First, do you? Do you really go to the Lord with your cares and desires, asking him to reshape your mind to match is desires? Do you actually lay what you want down before the Lord and ask if what you want fits best his plan and his kingdom? Do you speak with other believers, wise believers, godly believers, and ask them to help you to know if what you want is best? Do you go to the word and ask if the desire of your heart violates the commands of Scripture or the principles of Scripture?

And secondly, how big, in the light of your decisions, is the church of the Lord Jesus? When you consider something like moving to a new city, taking a new job, building a new house, going on an extended vacation, investing in the future, getting married, or any other such thing, does the church figure in your mind at all? No, I’m not suggesting that you seek your pastor’s permission to take a trip out of town. But, when you make a plan, especially a big plan, does the good of the local body with which you have covenanted even begin to niggle at the back of your brain?
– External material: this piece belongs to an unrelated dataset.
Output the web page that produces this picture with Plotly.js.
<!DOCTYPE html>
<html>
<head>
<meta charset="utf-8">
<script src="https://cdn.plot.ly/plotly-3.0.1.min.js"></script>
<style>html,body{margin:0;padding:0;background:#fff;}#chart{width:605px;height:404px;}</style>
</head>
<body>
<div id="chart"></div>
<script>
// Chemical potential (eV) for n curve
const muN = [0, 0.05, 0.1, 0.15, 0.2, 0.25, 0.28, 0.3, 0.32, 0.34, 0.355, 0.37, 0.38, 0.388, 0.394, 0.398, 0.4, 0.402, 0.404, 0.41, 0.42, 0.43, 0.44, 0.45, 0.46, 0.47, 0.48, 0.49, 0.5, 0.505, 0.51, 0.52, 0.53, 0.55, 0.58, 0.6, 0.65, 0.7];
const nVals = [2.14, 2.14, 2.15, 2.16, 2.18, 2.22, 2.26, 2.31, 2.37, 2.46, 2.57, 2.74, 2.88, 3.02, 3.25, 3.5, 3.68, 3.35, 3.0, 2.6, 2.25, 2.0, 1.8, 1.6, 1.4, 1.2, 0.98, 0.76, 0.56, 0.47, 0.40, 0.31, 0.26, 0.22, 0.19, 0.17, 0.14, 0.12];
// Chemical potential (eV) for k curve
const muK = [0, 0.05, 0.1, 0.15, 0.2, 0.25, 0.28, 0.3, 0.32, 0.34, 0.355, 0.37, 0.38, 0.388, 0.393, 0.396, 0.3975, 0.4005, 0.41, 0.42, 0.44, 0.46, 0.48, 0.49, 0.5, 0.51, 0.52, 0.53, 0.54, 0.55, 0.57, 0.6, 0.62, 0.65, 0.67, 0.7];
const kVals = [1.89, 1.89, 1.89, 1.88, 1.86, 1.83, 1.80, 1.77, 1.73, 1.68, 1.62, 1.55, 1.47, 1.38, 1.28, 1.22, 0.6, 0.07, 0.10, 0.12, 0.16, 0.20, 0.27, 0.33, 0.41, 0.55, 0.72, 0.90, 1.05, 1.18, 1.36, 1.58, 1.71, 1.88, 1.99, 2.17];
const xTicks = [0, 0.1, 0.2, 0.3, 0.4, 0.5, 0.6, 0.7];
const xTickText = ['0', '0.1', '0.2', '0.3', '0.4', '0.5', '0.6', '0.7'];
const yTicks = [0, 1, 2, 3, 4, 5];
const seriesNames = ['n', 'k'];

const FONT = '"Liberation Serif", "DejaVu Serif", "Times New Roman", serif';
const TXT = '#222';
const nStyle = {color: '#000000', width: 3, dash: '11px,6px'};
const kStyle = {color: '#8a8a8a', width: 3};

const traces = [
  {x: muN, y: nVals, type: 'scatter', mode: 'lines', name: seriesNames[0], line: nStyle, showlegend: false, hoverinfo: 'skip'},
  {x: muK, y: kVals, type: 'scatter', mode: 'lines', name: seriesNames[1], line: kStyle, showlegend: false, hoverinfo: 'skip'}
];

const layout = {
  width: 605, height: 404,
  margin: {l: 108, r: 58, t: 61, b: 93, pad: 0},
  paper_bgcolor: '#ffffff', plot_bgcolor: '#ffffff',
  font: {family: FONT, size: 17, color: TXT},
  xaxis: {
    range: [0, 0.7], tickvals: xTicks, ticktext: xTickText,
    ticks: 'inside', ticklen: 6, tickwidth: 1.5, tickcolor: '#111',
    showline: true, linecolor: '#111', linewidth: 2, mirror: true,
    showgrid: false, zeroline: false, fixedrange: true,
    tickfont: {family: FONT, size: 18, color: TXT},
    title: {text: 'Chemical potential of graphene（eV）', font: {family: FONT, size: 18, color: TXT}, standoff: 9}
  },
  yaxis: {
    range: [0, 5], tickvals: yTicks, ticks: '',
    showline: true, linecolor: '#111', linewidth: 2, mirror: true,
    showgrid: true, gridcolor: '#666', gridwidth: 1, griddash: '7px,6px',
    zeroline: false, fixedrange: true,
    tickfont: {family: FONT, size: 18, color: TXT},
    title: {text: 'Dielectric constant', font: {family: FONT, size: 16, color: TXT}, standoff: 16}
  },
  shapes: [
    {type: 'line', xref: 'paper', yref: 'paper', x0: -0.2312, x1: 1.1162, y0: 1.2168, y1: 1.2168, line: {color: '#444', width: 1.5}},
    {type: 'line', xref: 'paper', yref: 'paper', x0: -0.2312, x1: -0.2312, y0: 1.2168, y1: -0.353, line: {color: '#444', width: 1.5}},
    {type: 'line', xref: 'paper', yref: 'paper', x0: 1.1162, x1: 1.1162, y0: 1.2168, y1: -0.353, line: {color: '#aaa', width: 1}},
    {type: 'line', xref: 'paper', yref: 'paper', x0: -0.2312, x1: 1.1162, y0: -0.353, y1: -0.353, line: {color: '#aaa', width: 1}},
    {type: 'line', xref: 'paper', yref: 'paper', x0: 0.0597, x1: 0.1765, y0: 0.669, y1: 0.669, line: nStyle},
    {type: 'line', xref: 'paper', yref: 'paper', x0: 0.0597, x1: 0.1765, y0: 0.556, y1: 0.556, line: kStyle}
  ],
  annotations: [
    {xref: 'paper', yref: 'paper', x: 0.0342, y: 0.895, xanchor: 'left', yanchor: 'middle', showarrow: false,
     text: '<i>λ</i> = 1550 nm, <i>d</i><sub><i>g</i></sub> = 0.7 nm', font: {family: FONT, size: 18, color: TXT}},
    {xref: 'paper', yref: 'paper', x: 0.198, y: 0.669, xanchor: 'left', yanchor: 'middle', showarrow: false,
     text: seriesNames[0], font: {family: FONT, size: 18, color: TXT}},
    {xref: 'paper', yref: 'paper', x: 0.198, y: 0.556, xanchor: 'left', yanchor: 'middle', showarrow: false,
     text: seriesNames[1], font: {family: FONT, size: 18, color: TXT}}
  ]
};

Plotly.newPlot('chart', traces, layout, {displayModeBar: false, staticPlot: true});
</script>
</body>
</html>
What I fear is often the case in our world today is that many believers assume that all of our decisions are our own. WE think that we have every right to go where we want, do what we want, change how we want, and no person has a real right to speak into us. We think that we are to consider our own wellbeing, that of our family, that of our portfolio, and those things make us let go of any local church body without much by way of concern for the people we will leave behind. Sure, we may miss some old friends, sure, THERE may be no solid church where we will move, but this or that reason makes our move the best idea for us.

Many of these thoughts came to the surface for me while reading a new printing of an older D. A. Carson book. Carson takes us to Philippians 1, and he points out how Paul considered the good of the local church above his own personal desires.
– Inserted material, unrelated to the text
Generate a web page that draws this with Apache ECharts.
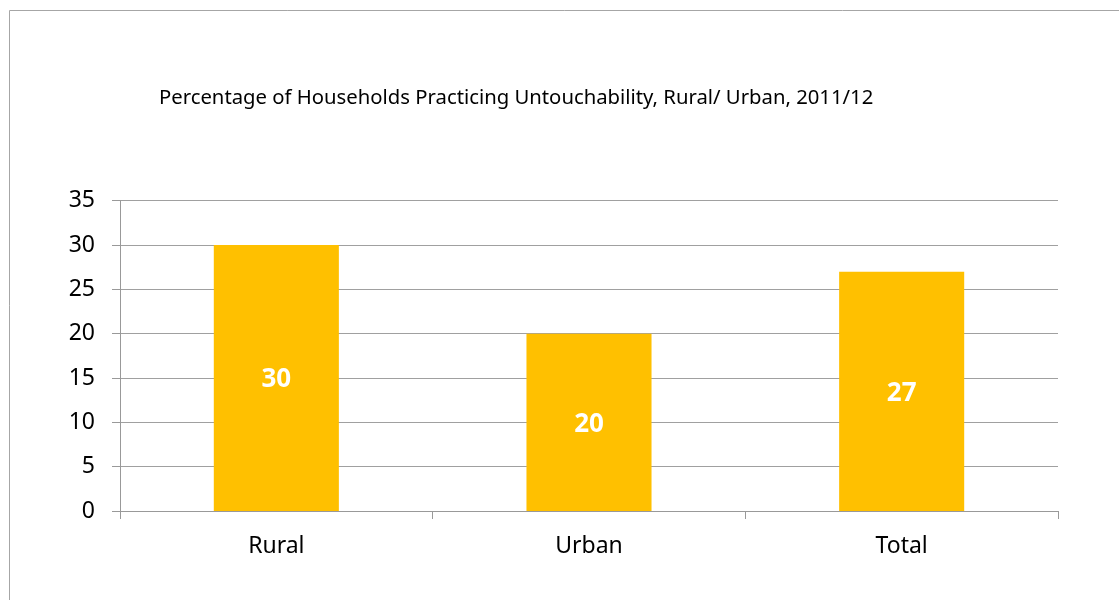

Philippians 1:19–26 – 19 for I know that through your prayers and the help of the Spirit of Jesus Christ this will turn out for my deliverance, 20 as it is my eager expectation and hope that I will not be at all ashamed, but that with full courage now as always Christ will be honored in my body, whether by life or by death. 21 For to me to live is Christ, and to die is gain. 22 If I am to live in the flesh, that means fruitful labor for me. Yet which I shall choose I cannot tell. 23 I am hard pressed between the two. My desire is to depart and be with Christ, for that is far better. 24 But to remain in the flesh is more necessary on your account. 25 Convinced of this, I know that I will remain and continue with you all, for your progress and joy in the faith, 26 so that in me you may have ample cause to glory in Christ Jesus, because of my coming to you again.

Paul knew that it would be for the good of the church that his deepest desire not be met, at least not yet. Paul wanted to depart and be with Christ. He had served many painful years. He had been through more than many of us will ever dream of. And, with all that said, Paul knew that his life was for the good of other believers and not merely for himself. And convinced of that, Paul knew that the right thing was that God use him for the good of the church first.
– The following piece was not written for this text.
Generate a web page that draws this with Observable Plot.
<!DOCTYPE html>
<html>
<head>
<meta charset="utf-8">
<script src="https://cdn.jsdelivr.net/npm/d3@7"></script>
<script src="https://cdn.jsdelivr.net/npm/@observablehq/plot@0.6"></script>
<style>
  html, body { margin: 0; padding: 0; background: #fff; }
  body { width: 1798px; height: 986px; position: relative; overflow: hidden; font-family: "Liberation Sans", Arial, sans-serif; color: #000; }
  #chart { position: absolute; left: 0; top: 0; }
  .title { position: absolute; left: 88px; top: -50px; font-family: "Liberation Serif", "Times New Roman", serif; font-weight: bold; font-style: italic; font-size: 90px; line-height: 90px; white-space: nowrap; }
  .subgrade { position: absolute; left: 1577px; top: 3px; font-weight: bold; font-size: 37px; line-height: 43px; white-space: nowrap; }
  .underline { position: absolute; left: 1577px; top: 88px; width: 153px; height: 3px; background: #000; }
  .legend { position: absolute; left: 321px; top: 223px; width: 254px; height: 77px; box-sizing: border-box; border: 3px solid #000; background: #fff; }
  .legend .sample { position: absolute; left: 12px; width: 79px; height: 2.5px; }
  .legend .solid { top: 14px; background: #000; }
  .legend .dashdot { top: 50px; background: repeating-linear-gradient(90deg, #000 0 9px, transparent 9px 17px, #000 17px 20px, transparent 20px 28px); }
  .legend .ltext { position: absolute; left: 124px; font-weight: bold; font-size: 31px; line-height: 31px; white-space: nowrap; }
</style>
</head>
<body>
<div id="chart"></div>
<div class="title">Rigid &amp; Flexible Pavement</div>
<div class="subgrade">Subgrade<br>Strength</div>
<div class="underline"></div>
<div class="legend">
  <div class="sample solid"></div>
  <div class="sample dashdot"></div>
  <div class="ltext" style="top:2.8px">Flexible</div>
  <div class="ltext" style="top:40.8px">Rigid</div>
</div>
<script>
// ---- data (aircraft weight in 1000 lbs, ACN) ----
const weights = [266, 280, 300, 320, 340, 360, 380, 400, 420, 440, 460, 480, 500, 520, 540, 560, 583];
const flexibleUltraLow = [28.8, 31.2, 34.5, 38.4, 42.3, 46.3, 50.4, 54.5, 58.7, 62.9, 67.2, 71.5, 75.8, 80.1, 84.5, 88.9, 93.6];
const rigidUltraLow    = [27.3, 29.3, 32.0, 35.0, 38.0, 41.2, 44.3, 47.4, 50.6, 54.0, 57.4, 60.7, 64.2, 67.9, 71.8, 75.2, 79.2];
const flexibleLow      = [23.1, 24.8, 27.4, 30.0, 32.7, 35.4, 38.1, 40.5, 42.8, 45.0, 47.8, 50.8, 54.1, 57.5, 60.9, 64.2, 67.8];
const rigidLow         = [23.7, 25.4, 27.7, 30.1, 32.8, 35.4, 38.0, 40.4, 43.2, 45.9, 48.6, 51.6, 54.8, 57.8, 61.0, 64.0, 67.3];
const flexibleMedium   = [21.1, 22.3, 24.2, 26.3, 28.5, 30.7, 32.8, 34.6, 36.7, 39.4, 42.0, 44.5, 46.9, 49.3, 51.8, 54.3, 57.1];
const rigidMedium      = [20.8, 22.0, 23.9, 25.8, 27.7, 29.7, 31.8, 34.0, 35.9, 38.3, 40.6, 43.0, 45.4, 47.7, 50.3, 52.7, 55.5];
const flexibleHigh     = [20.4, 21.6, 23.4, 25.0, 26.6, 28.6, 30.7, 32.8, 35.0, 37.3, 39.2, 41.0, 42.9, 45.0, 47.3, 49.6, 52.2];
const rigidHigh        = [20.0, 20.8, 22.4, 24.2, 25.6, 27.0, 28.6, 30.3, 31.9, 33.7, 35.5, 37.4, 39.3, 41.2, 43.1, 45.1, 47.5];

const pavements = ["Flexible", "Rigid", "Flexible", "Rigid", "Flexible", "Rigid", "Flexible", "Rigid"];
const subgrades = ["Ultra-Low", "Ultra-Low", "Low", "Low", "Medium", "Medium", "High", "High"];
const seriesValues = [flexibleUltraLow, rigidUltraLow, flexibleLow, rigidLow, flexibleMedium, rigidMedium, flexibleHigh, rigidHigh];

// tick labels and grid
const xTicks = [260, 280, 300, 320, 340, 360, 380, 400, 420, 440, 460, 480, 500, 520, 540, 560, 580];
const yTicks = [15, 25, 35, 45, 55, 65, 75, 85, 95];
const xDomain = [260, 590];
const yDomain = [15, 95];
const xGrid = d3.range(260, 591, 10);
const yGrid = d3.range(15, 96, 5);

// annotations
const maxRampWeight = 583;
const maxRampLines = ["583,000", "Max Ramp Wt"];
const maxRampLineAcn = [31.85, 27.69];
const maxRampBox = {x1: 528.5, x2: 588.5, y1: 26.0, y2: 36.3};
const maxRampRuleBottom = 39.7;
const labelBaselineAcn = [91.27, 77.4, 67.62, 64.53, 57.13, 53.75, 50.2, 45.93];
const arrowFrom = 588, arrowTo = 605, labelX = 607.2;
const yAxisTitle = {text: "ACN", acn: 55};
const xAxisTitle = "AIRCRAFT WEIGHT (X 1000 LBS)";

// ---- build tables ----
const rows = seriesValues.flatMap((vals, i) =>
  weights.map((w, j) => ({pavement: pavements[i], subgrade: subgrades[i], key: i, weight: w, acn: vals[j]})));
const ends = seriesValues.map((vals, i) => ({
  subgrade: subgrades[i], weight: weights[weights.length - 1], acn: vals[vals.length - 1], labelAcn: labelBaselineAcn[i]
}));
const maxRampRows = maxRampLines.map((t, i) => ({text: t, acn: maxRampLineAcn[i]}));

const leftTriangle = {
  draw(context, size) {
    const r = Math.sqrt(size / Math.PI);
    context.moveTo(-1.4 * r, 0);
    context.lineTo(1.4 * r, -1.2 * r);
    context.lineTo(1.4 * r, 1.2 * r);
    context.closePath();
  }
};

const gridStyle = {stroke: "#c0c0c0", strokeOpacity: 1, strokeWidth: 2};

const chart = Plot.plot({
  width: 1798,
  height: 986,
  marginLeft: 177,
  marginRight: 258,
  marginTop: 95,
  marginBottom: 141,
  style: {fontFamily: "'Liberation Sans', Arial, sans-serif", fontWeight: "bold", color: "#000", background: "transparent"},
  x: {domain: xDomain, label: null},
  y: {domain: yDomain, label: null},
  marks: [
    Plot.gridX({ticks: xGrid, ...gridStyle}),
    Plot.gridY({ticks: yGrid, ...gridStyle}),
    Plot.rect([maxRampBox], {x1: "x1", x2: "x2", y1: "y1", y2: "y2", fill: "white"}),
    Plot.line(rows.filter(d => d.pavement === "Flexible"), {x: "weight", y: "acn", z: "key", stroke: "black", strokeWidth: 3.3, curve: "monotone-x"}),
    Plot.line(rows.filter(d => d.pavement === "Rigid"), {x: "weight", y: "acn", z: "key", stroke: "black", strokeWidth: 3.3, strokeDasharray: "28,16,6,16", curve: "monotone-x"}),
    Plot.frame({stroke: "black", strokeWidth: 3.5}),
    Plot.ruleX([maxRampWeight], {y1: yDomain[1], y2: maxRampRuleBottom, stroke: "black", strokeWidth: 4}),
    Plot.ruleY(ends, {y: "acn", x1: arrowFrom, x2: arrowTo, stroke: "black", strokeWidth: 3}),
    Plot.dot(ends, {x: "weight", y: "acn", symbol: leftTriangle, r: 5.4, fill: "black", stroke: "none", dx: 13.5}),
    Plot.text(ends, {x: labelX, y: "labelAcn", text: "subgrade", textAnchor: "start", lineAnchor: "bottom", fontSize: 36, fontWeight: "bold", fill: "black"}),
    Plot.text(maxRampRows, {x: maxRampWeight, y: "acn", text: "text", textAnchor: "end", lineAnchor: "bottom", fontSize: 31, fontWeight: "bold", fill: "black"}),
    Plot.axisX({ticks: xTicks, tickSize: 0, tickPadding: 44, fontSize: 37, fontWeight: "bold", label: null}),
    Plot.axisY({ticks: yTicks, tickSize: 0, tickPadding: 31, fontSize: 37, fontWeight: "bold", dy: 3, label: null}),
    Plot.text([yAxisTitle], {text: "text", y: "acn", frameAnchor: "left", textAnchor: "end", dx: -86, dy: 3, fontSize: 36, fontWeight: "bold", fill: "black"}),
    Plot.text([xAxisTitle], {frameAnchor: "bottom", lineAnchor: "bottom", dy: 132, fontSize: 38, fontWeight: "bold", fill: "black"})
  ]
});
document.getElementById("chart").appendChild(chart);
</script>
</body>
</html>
Do we think like this? Do we make decisions like this? I truly wonder.

See how Carson writes about this topic, and ask the Lord to help you think in a godly way. Ask if God will help you to, as a Christian, value the local church to the glory of God even above the typical factors in your major decision-making process.


What is striking about Paul’s evaluation is how deeply it is tied to the well-being of other believers, rather than to his own. Even in this respect, Paul is imitating his Master. "Convinced of this"—convinced that my remaining alive will be best for you—"I know that I will remain, and I will continue with all of you for your progress and joy in the faith . . (1:25). Or better translated, "I know that I expect to remain and expect to continue with all of you for your progress and joy in the faith." And even this progress in the faith that Paul covets for the Philippians, he construes as a cause for their joy: "so that through my being with you again your joy in Christ Jesus will overflow on account of me" (1:26).

The lesson to be learned is startlingly clear: put the converts of the gospel at the center of your principled self-denial. Paul’s deepest hopes for his own immediate future turn neither on the bliss of immediately gaining heaven’s portals nor

on returning to a fulfilling ministry and escaping the pangs of death, but on what is best for his converts. Often we are tempted to evaluate alternatives by thinking through what seems best for us. How often do we raise as a first principle what is best for the church? When faced with, say, a job offer that would take us to another city or with mortal illness that calls forth our diligent intercession, how quickly do we employ Paul’s criterion here established: What would be best for the church? What would be best for my brothers and sisters in Christ?

There is a kind of asceticism that is frankly idolatrous. Some people gain a kind of spiritual "high" out of self-denial. But the self-denial that is motivated by the spiritual good of others is unqualifiedly godly. That is what Paul displays.*

*D. A. Carson, Basics for Believers (Grand Rapids: Baker Books, 2018), 35-36.

God’s Priorities or Ours

If you want to know a person, really know them, you must get to know what is important to them. Typically, in friendships and good relationships, we will find that the high priorities of one person will be somehow shared by another. Those things help us get along.

Consider a business. IF one leader in a corporation says that the number one priority he has is creating the highest quality product possible while another says that her top priority is making money, there will be problems in the board meetings. When decisions arise as to whether or not to cut a corner on the product for a higher profit margin, there will be conflict. The two priorities are not the same. Solid businesses know that they must share top priorities in leadership.

But I wonder if many of our churches today share high priorities with the Lord our God. I know, that might sound a little edgy to say, but consider what the verse below says is exalted above all.

Psalm 138:2

I bow down toward your holy temple
and give thanks to your name for your steadfast love and your faithfulness,
for you have exalted above all things
your name and your word.

What is top priority to God? Many would love to say people. Many would love to say church growth. Many would love to say making an impact on the fallen world. And those things all matter to the Lord.

But the word of God tells us that his top priority is his name and his word. God’s honor, God’s reputation, God’s glory, God’s worship is number one. Right there with it is the word of God, his commands, his Scripture. These are tops. These are the things that his followers must share with him as top values if we are to really please him.

Consider what this must say to us about what we do as churches. First and foremost, honoring his name and lifting high his word is central to all we are. If we decide that we are going to be about something else, we are going to mis worshipping our God in a way that pleases him. There are many things that exalting his name and word will lead us to do. But we cannot be wise and lose sight of the fact that his name and his word are first priorities.

Just think of the worship service here as one example. What is it for? If you think that God’s top priority is the salvation of the lost, you will be tempted to make the service as showy and entertaining as possible. You will change the messages to be things that people who do not know God will still enjoy. You’ll develop a combination concert and Ted Talk. But, if you see that God’s name and God’s word are number one, your music will be first and foremost about speaking the truth about the Lord in a beautiful way. You will see that ceremonies that feel odd to the world around us will be vital. You will see that the direct preaching of the word will be more important than the entertainment value of the message. That is not to say that you will intentionally be dull. Rather, it is to say that your focus will be to achieve the result of exalting God’s name in accord with God’s word.